Katz memaparkan rencananya untuk Gaza sesaat sebelum Netanyahu tiba di Washington DC untuk bertemu dengan Donald Trump, di mana ia akan berada di bawah tekanan berat untuk menyetujui kesepakatan gencatan senjata untuk mengakhiri atau setidaknya menghentikan perang selama 21 bulan.
Pekerjaan di “kota kemanusiaan” yang menjadi inti rencana Katz dapat dimulai selama gencatan senjata, kata menteri pertahanan. Netanyahu memimpin upaya untuk menemukan negara-negara yang bersedia “menerima” warga Palestina, tambahnya.
Berbicara dari Gedung Putih pada hari Senin, Netanyahu mengatakan AS dan Israel bekerja sama dengan negara-negara lain yang akan memberi warga Palestina “masa depan yang lebih baik.”
“Jika orang ingin tinggal, mereka bisa tinggal, tetapi jika mereka ingin pergi, mereka harus bisa pergi,” kata Netanyahu, saat ia bersiap untuk makan malam dengan Trump.
Politisi Israel termasuk menteri keuangan, Bezalel Smotrich, juga telah menjadi pendukung antusias pemukiman baru Israel di Gaza.
Rencana pembangunan kamp yang disebut “daerah transit kemanusiaan”, untuk menampung warga Palestina di dalam dan mungkin di luar Gaza, sebelumnya telah disampaikan kepada pemerintahan Trump dan dibahas di Gedung Putih, Reuters melaporkan pada hari Senin.
Rencana senilai $2 miliar itu diberi nama Yayasan Kemanusiaan Gaza (GHF) yang didukung AS, kata Reuters. GHF membantah telah mengajukan proposal dan mengatakan slide yang dilihat oleh Reuters, yang memaparkan rencana tersebut, “bukan dokumen GHF”.
Kekhawatiran tentang rencana Israel untuk menggusur warga Palestina sebelumnya telah muncul akibat perintah militer untuk operasi yang diluncurkan musim semi ini.
Sfard mewakili tiga prajurit cadangan yang mengajukan petisi ke pengadilan Israel, menuntut militer mencabut perintah untuk “memobilisasi dan memusatkan” penduduk sipil Gaza, dan melarang segala rencana deportasi warga Palestina keluar dari Jalur Gaza.

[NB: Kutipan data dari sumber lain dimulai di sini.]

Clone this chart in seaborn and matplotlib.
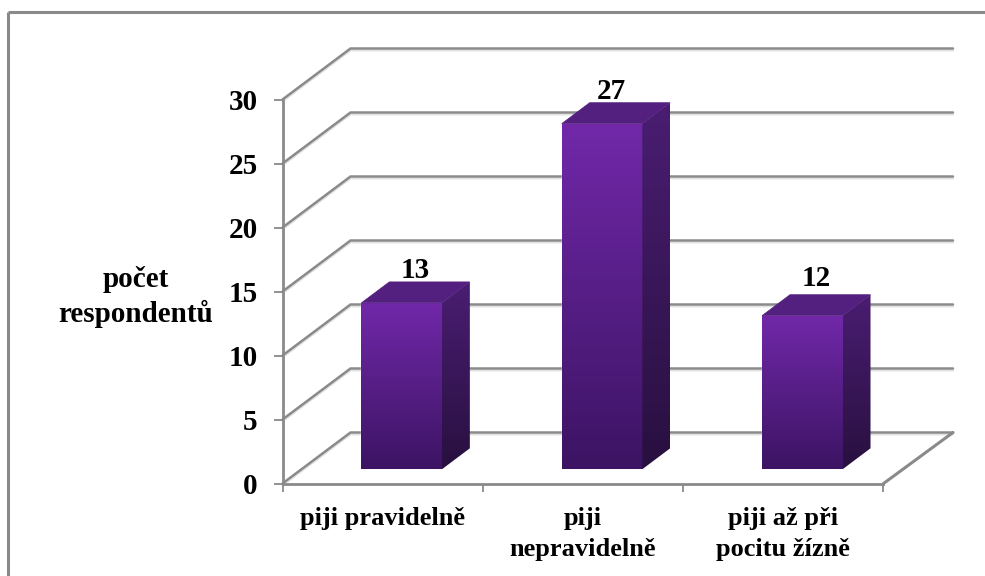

Dalam sebuah surat yang menanggapi klaim mereka, kantor kepala staf Israel, Eyal Zamir, mengatakan bahwa menggusur warga Palestina atau memusatkan penduduk di satu bagian Gaza bukanlah salah satu tujuan operasi tersebut.
Pernyataan itu secara langsung dibantah oleh Katz, kata Prof Amos Goldberg, sejarawan Holocaust di Universitas Ibrani Yerusalem.
Menteri pertahanan memaparkan rencana yang jelas untuk pembersihan etnis di Gaza, kata Goldberg, dan pembentukan “kamp konsentrasi atau kamp transit untuk warga Palestina sebelum mereka mengusir mereka”.
“Itu bukan kota atau tempat tinggal yang manusiawi,” katanya tentang rencana Katz untuk menampung warga Palestina.
“Kota adalah tempat di mana Anda memiliki peluang untuk bekerja, mendapatkan uang, menjalin koneksi, dan kebebasan bergerak.
“Ada rumah sakit, sekolah, universitas, dan kantor. Itu bukan yang mereka inginkan. Itu tidak akan menjadi tempat yang layak huni, sama seperti ‘daerah aman’ yang tidak layak huni sekarang.”
Rencana Katz juga menimbulkan pertanyaan langsung tentang apa yang akan terjadi pada warga Palestina yang menolak mengikuti perintah Israel untuk pindah ke kompleks baru, kata Goldberg.
Ia menambahkan: “Apa yang akan terjadi jika warga Palestina tidak menerima solusi ini dan memberontak, karena mereka tidak sepenuhnya tidak berdaya?”